# Eggliner ?



## TOM32

I would like to get an Eggliner for my Grandson. Will the Eggliner work on Bachmann track which came with his "Tweetsie" train? Will the transformer that came with the Bachmann run the Eggliner?
Thanks.


----------



## Big Ed

I had to go and search for an eggliner.

I never saw one of those, I would think it would.

Now I got to go search for tweetsie.


Edit,

Cool eggliner and tweetsie I would think they should both work with the same transformer.

||I only have one Christmas G scale train.


----------



## TOM32

Tweetsie is a G scale Bachmann Big Hauler Train...I assume modeled for the line that went from Tenn-N.C in the Blue Ridge Mtns.
The Eggliner line just seem "cute". One is painted like a Christmas present....


----------



## gc53dfgc

The eggliner will work just fine with the tweetsie train set, track, and transformer. They both only have one motor and forward/reverse lights and niether is DCC so your fine. I love the eggliners but that price. They would be right up Gregs alley though.


----------



## TOM32

They are a bit steep...once in a while "TRAINWORLD" will have a sale, and an eggy will be $59. Mostly the Christmas egg. Would look neat with the right caboose.
Grandson just loves Choo-Choos" he's almost 4, and treats his toys well.


----------



## tooter

You guys got me curious so I had to look up to see what it is...











That UP Eggliner would go great with Oscar and Piker...


----------



## gunrunnerjohn

That looks like a natural for your RR!


----------



## tooter

Except no one makes HO scale eggliners. But some guy did kitbash an eggliner passenger car set...


----------



## TOM32

Now that is really neat!


----------



## tooter

I agree... it's absolutely impeccable modelling. 

The fourth car way in the background is actually the engine.

Greg


----------



## TOM32

So he must have bought 4 engines? Don't know if they make cars like that.


----------



## gc53dfgc

Greg you could just kitbash your own eggliners in HO scale from a bunch of old blue box observation cars. That's all that the G scale eggliners are.


----------



## gunrunnerjohn

Well, they're cooler than snot!


----------



## Artieiii

gunrunnerjohn said:


> Well, they're cooler than snot!


Agreed! And everyone knows how cool snot is gunrunner!
-Art


----------



## TOM32

TRAINWORLD has a Santa Fe egg set on sale now for $119...Egg, 4' circle of track, power pac, wire hook-up.........


----------



## tooter

gc53dfgc said:


> Greg you could just kitbash your own eggliners in HO scale from a bunch of old blue box observation cars. That's all that the G scale eggliners are.
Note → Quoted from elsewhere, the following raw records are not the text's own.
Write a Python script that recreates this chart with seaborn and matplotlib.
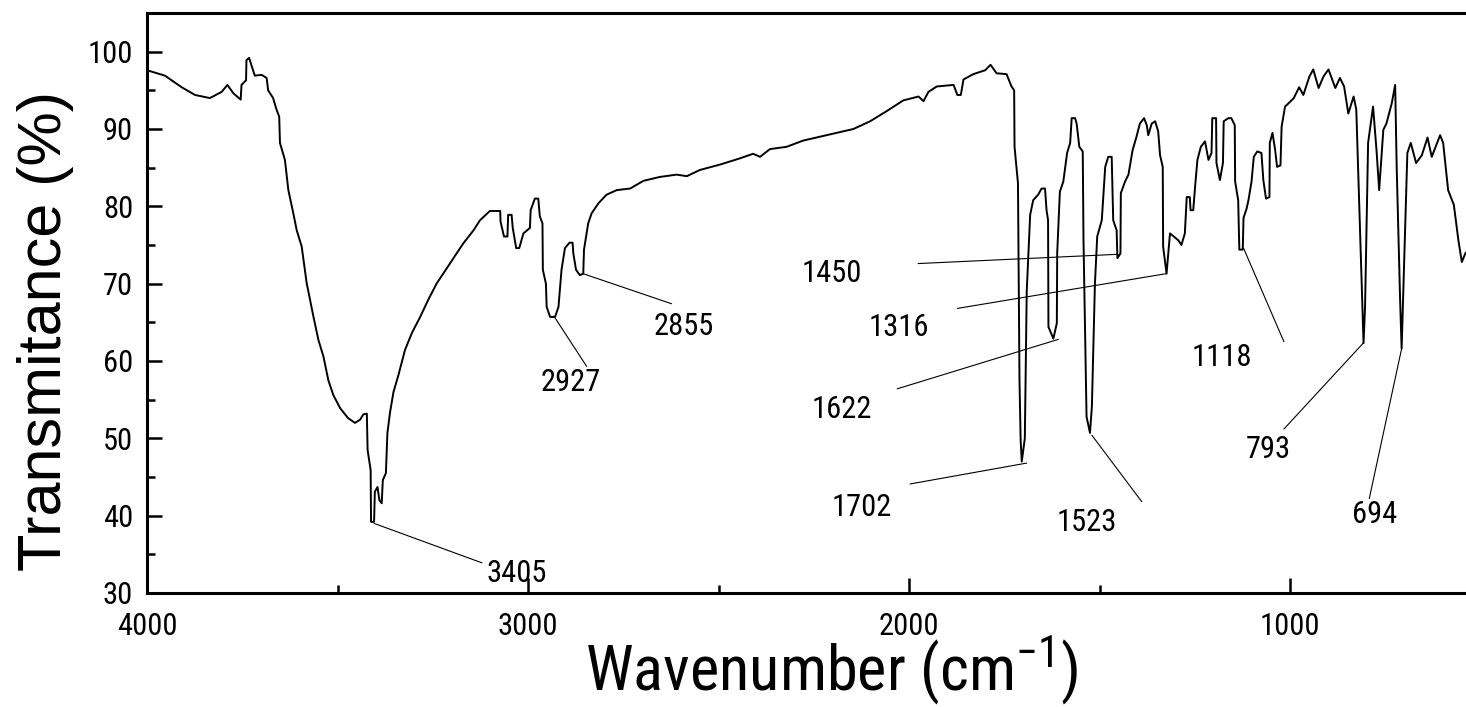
import matplotlib
matplotlib.use("Agg")
import matplotlib.pyplot as plt
from matplotlib import font_manager
from matplotlib.ticker import MultipleLocator
import pandas as pd
import seaborn as sns

# espectro IR: número de onda (cm-1) y transmitancia (%)
wavenumber = [
    4000, 3953, 3909, 3874, 3835, 3804, 3789, 3773, 3754, 3752, 3740, 3739, 3732, 3725,
    3717, 3699, 3686, 3682, 3669, 3660, 3653, 3651, 3638, 3629, 3616, 3607, 3594, 3581,
    3563, 3550, 3537, 3524, 3511, 3493, 3472, 3454, 3441, 3432, 3423, 3421, 3413, 3412,
    3404, 3402, 3395, 3390, 3384, 3381, 3373, 3369, 3362, 3353, 3340, 3323, 3305, 3283,
    3262, 3240, 3213, 3187, 3170, 3143, 3126, 3100, 3073, 3072, 3063, 3054, 3052, 3043,
    3040, 3031, 3023, 3012, 2995, 2993, 2982, 2973, 2969, 2962, 2961, 2953, 2951, 2942,
    2929, 2920, 2912, 2903, 2891, 2883, 2881, 2874, 2864, 2855, 2853, 2842, 2833, 2815,
    2794, 2767, 2732, 2697, 2654, 2610, 2583, 2549, 2496, 2444, 2409, 2391, 2365, 2321,
    2278, 2234, 2190, 2146, 2102, 2059, 2015, 1975, 1962, 1949, 1927, 1883, 1873, 1864,
    1857, 1831, 1800, 1786, 1770, 1744, 1731, 1724, 1723, 1714, 1710, 1707, 1704, 1696,
    1691, 1682, 1674, 1661, 1652, 1643, 1639, 1635, 1634, 1621, 1612, 1611, 1604, 1595,
    1585, 1577, 1573, 1564, 1560, 1553, 1544, 1542, 1534, 1525, 1520, 1512, 1506, 1494,
    1485, 1477, 1468, 1464, 1455, 1453, 1445, 1444, 1433, 1424, 1413, 1404, 1394, 1383,
    1376, 1372, 1363, 1354, 1346, 1341, 1334, 1333, 1324, 1315, 1305, 1293, 1285, 1276,
    1271, 1263, 1261, 1254, 1249, 1243, 1234, 1223, 1214, 1206, 1204, 1194, 1193, 1184,
    1176, 1174, 1162, 1154, 1145, 1144, 1136, 1133, 1124, 1122, 1114, 1109, 1101, 1095,
    1086, 1075, 1070, 1063, 1054, 1053, 1046, 1039, 1034, 1025, 1022, 1013, 1000, 990,
    976, 965, 949, 939, 925, 912, 899, 881, 869, 858, 847, 833, 826, 816,
    807, 803, 795, 782, 773, 766, 755, 747, 733, 724, 720, 711, 707, 698,
    692, 683, 669, 654, 639, 628, 606, 598, 585, 570, 558, 549, 540, 530,
]
transmitance = [
    97.6, 96.9, 95.4, 94.4, 94.0, 94.8, 95.7, 94.6, 93.8, 95.7, 96.3, 98.9, 99.2, 98.1,
    96.9, 97.0, 96.6, 95.0, 94.0, 92.5, 91.6, 88.2, 86.0, 82.1, 79.1, 76.9, 74.8, 70.1,
    65.7, 62.7, 60.6, 57.5, 55.6, 53.9, 52.6, 52.0, 52.4, 53.1, 53.2, 48.5, 45.9, 39.2,
    39.2, 43.1, 43.7, 42.0, 41.6, 44.6, 45.5, 50.7, 53.4, 56.0, 58.2, 61.4, 63.6, 65.7,
    67.9, 70.0, 72.0, 73.9, 75.2, 76.9, 78.2, 79.4, 79.4, 78.0, 76.1, 76.1, 78.9, 78.9,
    77.2, 74.6, 74.6, 76.5, 77.2, 79.5, 81.0, 81.0, 78.7, 77.8, 71.8, 70.0, 67.0, 65.7,
    65.7, 67.0, 71.8, 74.6, 75.3, 75.3, 73.9, 71.8, 71.1, 71.3, 74.4, 77.8, 79.1, 80.4,
    81.5, 82.1, 82.3, 83.3, 83.8, 84.1, 83.9, 84.7, 85.4, 86.2, 86.8, 86.4, 87.4, 87.7,
    88.5, 89.0, 89.5, 90.0, 91.0, 92.3, 93.7, 94.2, 93.6, 94.8, 95.5, 95.7, 94.4, 94.4,
    96.4, 97.1, 97.6, 98.3, 97.2, 97.1, 95.5, 95.0, 87.7, 83.0, 57.5, 49.8, 47.0, 50.0,
    69.0, 78.9, 80.8, 81.5, 82.3, 82.3, 79.5, 78.2, 64.4, 62.9, 64.9, 74.0, 81.9, 83.2,
    86.9, 88.2, 91.4, 91.4, 90.7, 87.7, 87.1, 75.6, 52.8, 50.7, 54.1, 70.0, 76.1, 78.2,
    85.1, 86.4, 86.4, 78.2, 76.9, 73.3, 73.9, 81.7, 83.2, 84.1, 87.3, 88.8, 90.7, 91.4,
    90.5, 89.2, 90.7, 91.0, 89.7, 86.6, 85.1, 74.8, 71.3, 76.5, 76.1, 75.6, 75.0, 76.5,
    81.2, 81.2, 79.5, 79.5, 82.6, 86.0, 87.7, 88.4, 86.0, 86.9, 91.4, 91.4, 85.6, 83.4,
    85.6, 91.0, 91.4, 91.4, 90.5, 83.2, 80.8, 74.4, 74.4, 78.5, 79.7, 80.8, 83.2, 86.4,
    87.1, 86.9, 83.4, 81.0, 81.2, 88.2, 89.5, 87.3, 85.1, 85.3, 90.3, 92.9, 93.5, 94.0,
    95.4, 94.4, 96.8, 97.7, 95.3, 96.8, 97.7, 95.3, 96.6, 95.5, 92.0, 94.2, 92.5, 76.5,
    62.3, 67.0, 88.2, 92.9, 87.3, 82.1, 89.9, 90.7, 93.3, 95.7, 85.1, 67.9, 61.6, 76.5,
    86.9, 88.2, 85.6, 86.6, 88.9, 86.4, 89.2, 88.2, 82.1, 80.2, 75.6, 72.8, 73.9, 74.5,
]

# bandas marcadas
picos = ["3405", "2927", "2855", "1450", "1316", "1622", "1702", "1523", "1118", "793", "694"]
# donde va cada etiqueta (centro del texto)
etiqueta_x = [3030, 2887, 2591, 2202, 2027, 2176, 2123, 1534, 1179, 1058, 778]
etiqueta_y = [32.5, 57.2, 64.5, 71.25, 64.3, 53.7, 41.0, 39.1, 60.45, 48.6, 40.2]
# líneas guía: desde junto a la etiqueta hasta el pico
linea_x0 = [3121, 2846, 2623, 1976, 1873, 2031, 1997, 1389, 1016, 1016, 792]
linea_y0 = [33.9, 59.3, 67.4, 72.6, 66.8, 56.4, 44.1, 41.8, 62.5, 51.2, 42.2]
linea_x1 = [3404, 2932, 2856, 1451, 1324, 1608, 1691, 1520, 1122, 808, 707]
linea_y1 = [39.0, 65.8, 71.3, 73.8, 71.3, 62.8, 46.8, 50.4, 74.6, 62.3, 61.6]

df = pd.DataFrame({"wn": wavenumber, "T": transmitance})

sns.set_style("ticks")
# fuente estrecha tipo Arial Narrow si la hay
nombres = {f.name for f in font_manager.fontManager.ttflist}
estrecha = "Liberation Sans"
for candidata in ["Liberation Sans Narrow", "Arial Narrow", "Roboto Condensed", "Archivo Narrow"]:
    if candidata in nombres:
        estrecha = candidata
        break
plt.rcParams["font.family"] = [estrecha, "DejaVu Sans"]
plt.rcParams["mathtext.fontset"] = "custom"
plt.rcParams["mathtext.rm"] = estrecha
plt.rcParams["mathtext.it"] = estrecha
plt.rcParams["mathtext.bf"] = estrecha
for clave in ["text.color", "axes.labelcolor", "xtick.color", "ytick.color", "axes.edgecolor"]:
    plt.rcParams[clave] = "black"

fig = plt.figure(figsize=(14.66, 7.07), dpi=100)
ax = fig.add_axes([147 / 1466, 114 / 707, 1333.5 / 1466, 580 / 707])

sns.lineplot(data=df, x="wn", y="T", sort=False, estimator=None, color="black",
             linewidth=1.4, ax=ax)

for i in range(len(picos)):
    ax.plot([linea_x0[i], linea_x1[i]], [linea_y0[i], linea_y1[i]], color="black", linewidth=0.8)
    ax.text(etiqueta_x[i], etiqueta_y[i], picos[i], fontsize=22, ha="center", va="center")

ax.set_xlim(4000, 500)
ax.set_ylim(30, 105)
ax.xaxis.set_major_locator(MultipleLocator(1000))
ax.xaxis.set_minor_locator(MultipleLocator(500))
ax.yaxis.set_major_locator(MultipleLocator(10))
ax.yaxis.set_minor_locator(MultipleLocator(5))
ax.tick_params(which="both", direction="in", top=False, right=False, width=1.8, labelsize=22)
ax.tick_params(which="major", length=11)
ax.tick_params(which="minor", length=6)
ax.tick_params(axis="x", pad=14)
ax.tick_params(axis="y", pad=10)
for lado in ax.spines.values():
    lado.set_linewidth(2.2)

ax.set_xlabel(r"Wavenumber (cm$^{-1}$)", fontsize=45, va="baseline")
ax.xaxis.set_label_coords((832 - 147) / 1333.5, (593 - 690) / 580)
ax.set_ylabel("Transmitance (%)", fontsize=44, family="Liberation Sans", va="center")
ax.yaxis.set_label_coords((46 - 147) / 1333.5, 0.452)

fig.savefig("out.png", dpi=100)
plt.close()
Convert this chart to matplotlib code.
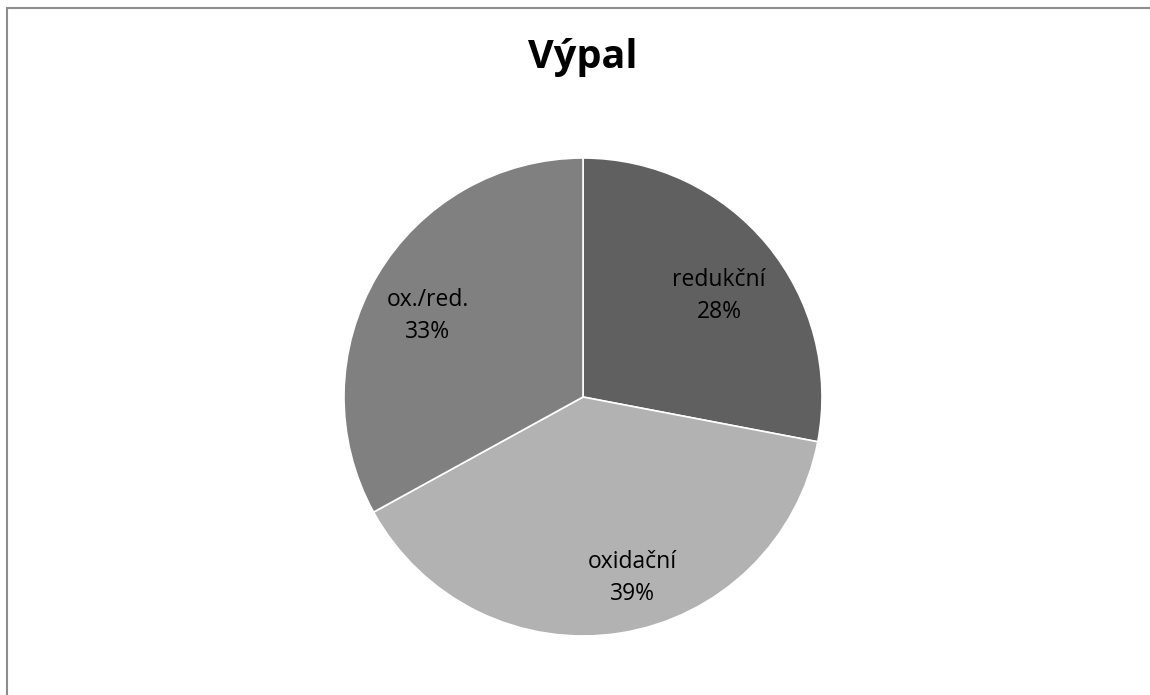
import matplotlib
matplotlib.use("Agg")
import matplotlib.pyplot as plt
from matplotlib.patches import Rectangle

categories = ["redukční", "oxidační", "ox./red."]
values = [28, 39, 33]
colors = ["#606060", "#b2b2b2", "#808080"]
title = "Výpal"

# label block centres (pie data units, radius = 1) -- layout only
label_xy = [(0.569, 0.423), (0.205, -0.757), (-0.649, 0.339)]

plt.rcParams['font.family'] = ['Open Sans', 'DejaVu Sans']

W, H = 1150, 695
fig = plt.figure(figsize=(W / 100, H / 100), dpi=100)
fig.patch.set_facecolor("white")

# outer chart border (right/bottom extend beyond canvas)
fig.patches.append(Rectangle((6.5 / W, -0.05), 1.1, 1 - 7.5 / H + 0.05,
                             transform=fig.transFigure, fill=False,
                             edgecolor="#8c8c8c", linewidth=1.5))

cx, cy, r = 583, 397, 239
ax = fig.add_axes([(cx - r) / W, 1 - (cy + r) / H, 2 * r / W, 2 * r / H])
total = sum(values)
labels = [f"{c}\n{round(v / total * 100)}%" for c, v in zip(categories, values)]
wedges, texts = ax.pie(values, labels=labels, colors=colors, startangle=90,
                       counterclock=False, labeldistance=0.73,
                       wedgeprops=dict(edgecolor="white", linewidth=1.2),
                       textprops=dict(fontsize=16.5, color="black",
                                      ha="center", va="center",
                                      multialignment="center", linespacing=1.4))
for t, xy in zip(texts, label_xy):
    t.set_position(xy)
    t.set_ha("center")
    t.set_va("center")
ax.set_xlim(-1, 1)
ax.set_ylim(-1, 1)
ax.set_aspect("auto")

fig.text(cx / W, 1 - 68 / H, title, ha="center", va="baseline",
         fontsize=28.5, fontweight="bold", color="black")

fig.savefig("out.png", dpi=100, facecolor="white")
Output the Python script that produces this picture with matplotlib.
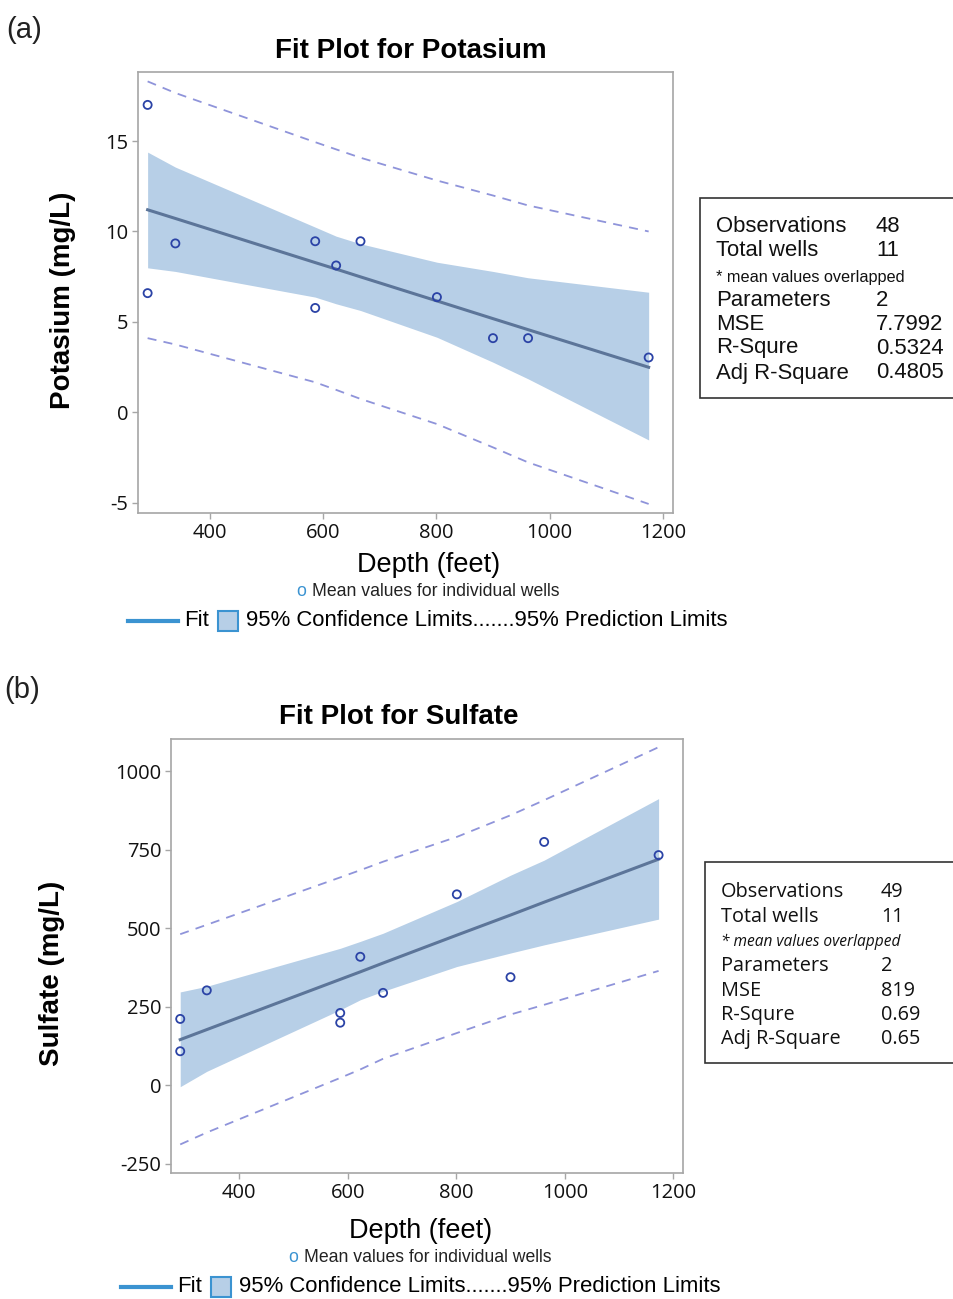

I got better things to do right now... like getting ready to build a layout.


----------



## gc53dfgc

that's an awefully big board for such a small layout type theme. Are you planning on useing all that board or just what you have pictured now?


----------



## kursplat

gc53dfgc said:


> that's an awefully big board for such a small layout type theme. Are you planning on useing all that board or just what you have pictured now?


 i think that's the "before" shot of his plywood and he still needs to do his shrinking magic :laugh:


----------



## tooter

I'm just using the 4x8 as a work table to build a micro layout. 

Greg


----------